L'équilibre entre le développement harmonieux de nouveaux quartiers et le maintien d'activités navales reste délicat.

 

Réservé aux abonnés
Image d'illustration de l'article
A Marseille, la ville ne cesse d’avancer ses pions vers le port, comme les tours CMA-CGM de Zaha Hadid (au centre, au 2e plan) ou La Marseillaise de Jean Nouvel (au 1er plan).

Les arguments des promoteurs sont affûtés comme l'étrave d'un paquebot sorti des chantiers navals de Saint-Nazaire, en Loire-Atlantique : « Vue imprenable sur la mer, logements nouvelle génération… » Que l'on soit à Marseille, au Havre (lire p. 70) ou à Hambourg (Allemagne), le futur de la cité s'inscrit sur les traces du passé portuaire.

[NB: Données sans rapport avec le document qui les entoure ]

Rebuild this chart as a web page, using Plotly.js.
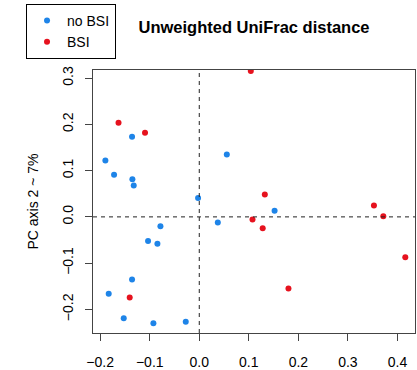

L'opportunité est grande d'investir ces espaces idéalement situés en cœur de ville, à proximité immédiate du fleuve ou de la mer. Aux Etats-Unis, Boston et Baltimore ont ouvert la voie à la reconquête des friches, inaugurant dès les années 1950 le modèle du waterfront, qui a ensuite inspiré les villes britanniques de Londres ou de Liverpool pendant la décennie 1980. Puis ce fut au tour de Barcelone, en Espagne, et de Gênes, en Italie, une décennie plus tard, de montrer que des projets d'envergure - le Port Vell d'Oriol Bohigas et le Porto Antico de Renzo Piano - pouvaient changer la physionomie d'une ville.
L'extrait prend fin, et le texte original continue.